Reputation: 35
I'm currently writing a code to use strsplit to separate letters from integers, as one of my exam practice / study session (ungraded for this matter, and I wasn't able to grasp the concept just yet).
I tried:
unlist(strsplit(s, "(?<=[a-zA-Z])(?=[0-9])"))
but this doesn't work.
also tried
unlist(strsplit(s, ""))
but this gives me just vector of char
, not essentially separating letters from integers.
For example, instead of "w17u2"
becoming "w"
, "1"
, "7"
, "u"
, "2"
I need it to be "w"
, "17"
, "u"
, "2"
.
There won't be any specific pattern to the input, so it must be able to separate letters from integers at any pattern.
Upvotes: 1
Views: 79
Reputation: 588
You could also use strsplit twice, say:
splitnums <- function(s) {
v1 <- strsplit(s, '\\d+')[[1]] # "aa" "ss" "d" "f"

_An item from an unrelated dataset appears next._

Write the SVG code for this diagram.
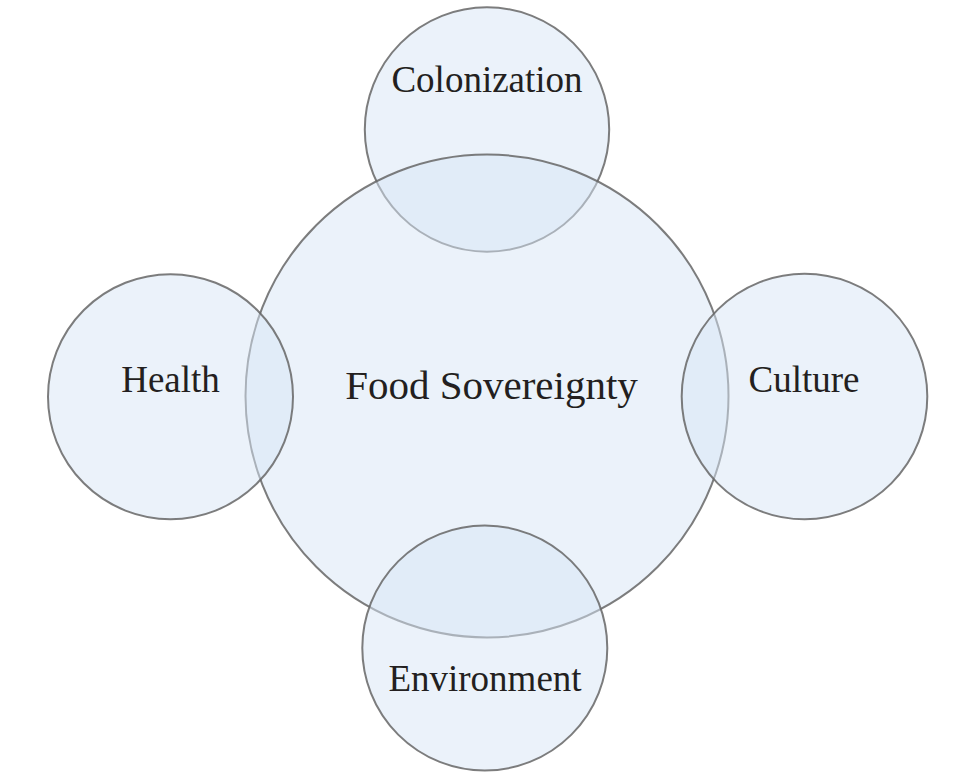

v2 <- strsplit(s, '\\D+')[[1]] # "" "2" "3" "22" "5"
if (v1[1] == "") return(c(rbind(v2, v1[2:length(v1)])))
else return(c(rbind(v1, v2[2:length(v2)])))
}
splitnums('aa2ss3d22f5')
# [1] "aa" "2" "ss" "3" "d" "22" "f" "5"
Upvotes: 1
Reputation: 50668
An option is to use look-aheads/look-behinds
ss <- "w17u2"
unlist(strsplit(ss, "((?<=[a-z])(?![a-z])|(?<=\\d)(?!\\d))", perl = T))
#[1] "w" "17" "u" "2"
Explanation:
(?<=[a-z])(?![a-z])
splits the string at the position where the preceding character matches [a-z]
and the following character does not match [a-z]
. Similarly, (?<=\\d)(?!\\d)
splits the string at the position where the preceding character matches a digit and the following character does not match a digit. The final regular expression is the OR concatenation of both regex patterns.
Upvotes: 2